- [DATASET CONTENT]
━━━━━━

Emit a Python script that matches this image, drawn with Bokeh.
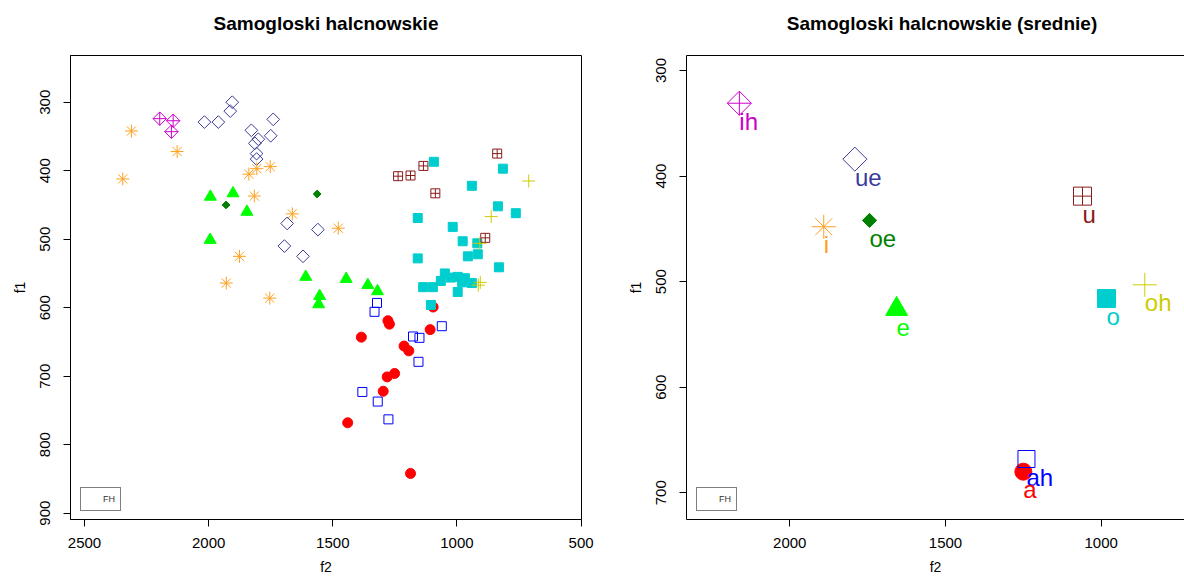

━━━━━━

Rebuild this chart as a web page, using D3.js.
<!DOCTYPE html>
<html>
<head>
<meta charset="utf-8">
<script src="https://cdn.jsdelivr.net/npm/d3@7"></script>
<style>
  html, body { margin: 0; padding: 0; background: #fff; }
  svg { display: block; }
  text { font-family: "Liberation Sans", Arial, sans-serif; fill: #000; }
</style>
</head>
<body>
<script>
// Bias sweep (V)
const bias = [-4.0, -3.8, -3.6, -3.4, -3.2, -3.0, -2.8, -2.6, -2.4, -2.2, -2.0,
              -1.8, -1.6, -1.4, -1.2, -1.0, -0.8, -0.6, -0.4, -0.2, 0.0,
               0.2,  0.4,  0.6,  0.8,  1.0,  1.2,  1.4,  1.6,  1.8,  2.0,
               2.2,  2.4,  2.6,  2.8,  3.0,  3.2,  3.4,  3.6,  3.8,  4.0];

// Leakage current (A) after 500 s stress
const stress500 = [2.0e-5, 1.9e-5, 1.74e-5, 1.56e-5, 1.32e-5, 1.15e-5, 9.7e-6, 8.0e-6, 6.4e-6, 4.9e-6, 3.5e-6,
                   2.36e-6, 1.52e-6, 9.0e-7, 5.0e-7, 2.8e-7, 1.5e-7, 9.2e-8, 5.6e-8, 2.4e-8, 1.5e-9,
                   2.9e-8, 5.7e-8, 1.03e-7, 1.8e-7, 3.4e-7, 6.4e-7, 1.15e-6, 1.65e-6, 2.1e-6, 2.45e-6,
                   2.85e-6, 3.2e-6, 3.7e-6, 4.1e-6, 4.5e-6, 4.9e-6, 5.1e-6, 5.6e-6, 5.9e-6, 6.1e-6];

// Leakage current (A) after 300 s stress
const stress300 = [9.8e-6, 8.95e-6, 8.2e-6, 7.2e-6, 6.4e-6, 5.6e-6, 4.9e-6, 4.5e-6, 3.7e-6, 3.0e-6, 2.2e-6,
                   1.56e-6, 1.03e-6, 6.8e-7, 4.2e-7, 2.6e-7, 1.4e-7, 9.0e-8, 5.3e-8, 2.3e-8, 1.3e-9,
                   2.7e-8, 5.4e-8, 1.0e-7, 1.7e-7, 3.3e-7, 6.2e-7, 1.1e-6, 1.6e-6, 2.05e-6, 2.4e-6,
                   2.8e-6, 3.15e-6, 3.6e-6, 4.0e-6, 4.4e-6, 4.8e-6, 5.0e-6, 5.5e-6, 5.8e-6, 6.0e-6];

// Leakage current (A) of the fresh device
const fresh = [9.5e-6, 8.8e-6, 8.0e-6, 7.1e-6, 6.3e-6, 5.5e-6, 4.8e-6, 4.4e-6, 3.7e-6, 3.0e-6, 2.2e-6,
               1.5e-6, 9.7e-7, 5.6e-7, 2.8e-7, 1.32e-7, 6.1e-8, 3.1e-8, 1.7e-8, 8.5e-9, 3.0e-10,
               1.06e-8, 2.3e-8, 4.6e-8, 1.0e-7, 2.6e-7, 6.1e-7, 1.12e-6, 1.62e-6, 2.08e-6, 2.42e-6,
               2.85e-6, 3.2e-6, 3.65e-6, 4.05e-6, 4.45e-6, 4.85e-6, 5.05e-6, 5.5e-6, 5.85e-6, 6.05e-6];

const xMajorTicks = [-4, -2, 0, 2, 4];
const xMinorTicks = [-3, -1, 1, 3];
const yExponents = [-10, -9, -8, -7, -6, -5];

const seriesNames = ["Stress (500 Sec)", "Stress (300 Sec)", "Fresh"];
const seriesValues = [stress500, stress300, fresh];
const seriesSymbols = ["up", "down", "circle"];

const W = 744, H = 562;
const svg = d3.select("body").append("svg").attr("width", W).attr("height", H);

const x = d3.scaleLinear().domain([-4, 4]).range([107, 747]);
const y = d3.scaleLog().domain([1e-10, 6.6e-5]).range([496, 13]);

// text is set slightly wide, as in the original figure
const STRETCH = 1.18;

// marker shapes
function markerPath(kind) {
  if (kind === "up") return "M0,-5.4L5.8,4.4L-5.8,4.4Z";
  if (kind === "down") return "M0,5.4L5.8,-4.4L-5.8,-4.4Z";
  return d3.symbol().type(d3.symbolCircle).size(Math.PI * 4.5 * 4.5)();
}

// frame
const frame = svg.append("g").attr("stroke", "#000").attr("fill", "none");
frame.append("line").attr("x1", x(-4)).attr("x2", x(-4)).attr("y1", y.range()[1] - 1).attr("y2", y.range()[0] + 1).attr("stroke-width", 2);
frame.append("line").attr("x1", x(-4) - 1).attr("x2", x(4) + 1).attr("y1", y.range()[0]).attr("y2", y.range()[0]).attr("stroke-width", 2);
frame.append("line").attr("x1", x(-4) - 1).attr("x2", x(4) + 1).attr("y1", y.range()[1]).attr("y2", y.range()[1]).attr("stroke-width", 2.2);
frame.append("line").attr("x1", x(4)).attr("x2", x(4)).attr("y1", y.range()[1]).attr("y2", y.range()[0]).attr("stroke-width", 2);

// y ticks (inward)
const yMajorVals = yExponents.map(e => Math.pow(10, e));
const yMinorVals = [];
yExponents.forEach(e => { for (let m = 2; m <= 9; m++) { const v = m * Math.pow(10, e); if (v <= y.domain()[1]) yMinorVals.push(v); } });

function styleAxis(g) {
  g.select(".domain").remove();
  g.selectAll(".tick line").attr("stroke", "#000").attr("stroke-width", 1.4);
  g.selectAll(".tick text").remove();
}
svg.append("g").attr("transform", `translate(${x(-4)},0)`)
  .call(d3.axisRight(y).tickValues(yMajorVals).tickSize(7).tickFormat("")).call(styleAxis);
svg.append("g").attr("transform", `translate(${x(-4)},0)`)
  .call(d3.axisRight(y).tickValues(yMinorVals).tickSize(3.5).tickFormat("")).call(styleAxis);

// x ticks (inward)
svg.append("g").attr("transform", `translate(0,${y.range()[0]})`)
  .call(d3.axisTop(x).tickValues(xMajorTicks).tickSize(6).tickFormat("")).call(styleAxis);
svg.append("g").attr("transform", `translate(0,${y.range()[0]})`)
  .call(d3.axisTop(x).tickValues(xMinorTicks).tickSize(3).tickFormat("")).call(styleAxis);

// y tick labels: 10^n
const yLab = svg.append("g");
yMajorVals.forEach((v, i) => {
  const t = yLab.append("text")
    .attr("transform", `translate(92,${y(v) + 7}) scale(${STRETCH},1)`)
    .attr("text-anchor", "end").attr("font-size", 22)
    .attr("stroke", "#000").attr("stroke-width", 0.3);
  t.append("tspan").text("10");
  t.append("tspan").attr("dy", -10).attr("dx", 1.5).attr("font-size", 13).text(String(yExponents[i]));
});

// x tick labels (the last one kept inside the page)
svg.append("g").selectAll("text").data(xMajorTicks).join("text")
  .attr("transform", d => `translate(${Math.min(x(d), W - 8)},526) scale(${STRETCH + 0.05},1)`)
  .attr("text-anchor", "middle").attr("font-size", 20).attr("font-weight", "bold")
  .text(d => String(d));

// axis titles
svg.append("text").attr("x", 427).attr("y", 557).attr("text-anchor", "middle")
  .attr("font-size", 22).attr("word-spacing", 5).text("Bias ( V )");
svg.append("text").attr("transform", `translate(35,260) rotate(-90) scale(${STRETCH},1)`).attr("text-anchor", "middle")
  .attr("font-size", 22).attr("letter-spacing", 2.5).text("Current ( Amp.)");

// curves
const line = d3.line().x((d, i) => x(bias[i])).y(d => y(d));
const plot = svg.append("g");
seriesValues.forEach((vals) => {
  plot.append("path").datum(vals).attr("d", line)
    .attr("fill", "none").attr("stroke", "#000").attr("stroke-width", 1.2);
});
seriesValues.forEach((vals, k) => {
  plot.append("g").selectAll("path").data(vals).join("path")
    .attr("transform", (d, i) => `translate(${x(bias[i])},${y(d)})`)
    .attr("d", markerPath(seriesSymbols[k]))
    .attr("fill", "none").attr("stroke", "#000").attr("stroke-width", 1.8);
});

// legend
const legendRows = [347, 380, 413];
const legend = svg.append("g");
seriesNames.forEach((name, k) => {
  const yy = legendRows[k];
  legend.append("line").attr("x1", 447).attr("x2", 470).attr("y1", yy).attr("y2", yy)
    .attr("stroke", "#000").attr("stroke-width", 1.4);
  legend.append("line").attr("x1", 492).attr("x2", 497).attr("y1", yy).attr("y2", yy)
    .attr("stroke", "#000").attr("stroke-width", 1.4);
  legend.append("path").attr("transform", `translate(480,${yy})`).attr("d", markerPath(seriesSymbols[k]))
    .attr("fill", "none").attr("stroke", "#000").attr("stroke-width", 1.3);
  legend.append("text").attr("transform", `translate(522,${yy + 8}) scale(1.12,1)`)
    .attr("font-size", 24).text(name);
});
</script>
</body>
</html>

━━━━━━

- [WORK REQUIRED]
Extract exactly and only these lines: the line containing "Rebuild this chart", the line containing "5.5e-6, 5.8e-6, 6.0e-6];", and every line between them.

- [WRITTEN ANSWER]
Rebuild this chart as a web page, using D3.js.
<!DOCTYPE html>
<html>
<head>
<meta charset="utf-8">
<script src="https://cdn.jsdelivr.net/npm/d3@7"></script>
<style>
  html, body { margin: 0; padding: 0; background: #fff; }
  svg { display: block; }
  text { font-family: "Liberation Sans", Arial, sans-serif; fill: #000; }
</style>
</head>
<body>
<script>
// Bias sweep (V)
const bias = [-4.0, -3.8, -3.6, -3.4, -3.2, -3.0, -2.8, -2.6, -2.4, -2.2, -2.0,
              -1.8, -1.6, -1.4, -1.2, -1.0, -0.8, -0.6, -0.4, -0.2, 0.0,
               0.2,  0.4,  0.6,  0.8,  1.0,  1.2,  1.4,  1.6,  1.8,  2.0,
               2.2,  2.4,  2.6,  2.8,  3.0,  3.2,  3.4,  3.6,  3.8,  4.0];

// Leakage current (A) after 500 s stress
const stress500 = [2.0e-5, 1.9e-5, 1.74e-5, 1.56e-5, 1.32e-5, 1.15e-5, 9.7e-6, 8.0e-6, 6.4e-6, 4.9e-6, 3.5e-6,
                   2.36e-6, 1.52e-6, 9.0e-7, 5.0e-7, 2.8e-7, 1.5e-7, 9.2e-8, 5.6e-8, 2.4e-8, 1.5e-9,
                   2.9e-8, 5.7e-8, 1.03e-7, 1.8e-7, 3.4e-7, 6.4e-7, 1.15e-6, 1.65e-6, 2.1e-6, 2.45e-6,
                   2.85e-6, 3.2e-6, 3.7e-6, 4.1e-6, 4.5e-6, 4.9e-6, 5.1e-6, 5.6e-6, 5.9e-6, 6.1e-6];

// Leakage current (A) after 300 s stress
const stress300 = [9.8e-6, 8.95e-6, 8.2e-6, 7.2e-6, 6.4e-6, 5.6e-6, 4.9e-6, 4.5e-6, 3.7e-6, 3.0e-6, 2.2e-6,
                   1.56e-6, 1.03e-6, 6.8e-7, 4.2e-7, 2.6e-7, 1.4e-7, 9.0e-8, 5.3e-8, 2.3e-8, 1.3e-9,
                   2.7e-8, 5.4e-8, 1.0e-7, 1.7e-7, 3.3e-7, 6.2e-7, 1.1e-6, 1.6e-6, 2.05e-6, 2.4e-6,
                   2.8e-6, 3.15e-6, 3.6e-6, 4.0e-6, 4.4e-6, 4.8e-6, 5.0e-6, 5.5e-6, 5.8e-6, 6.0e-6];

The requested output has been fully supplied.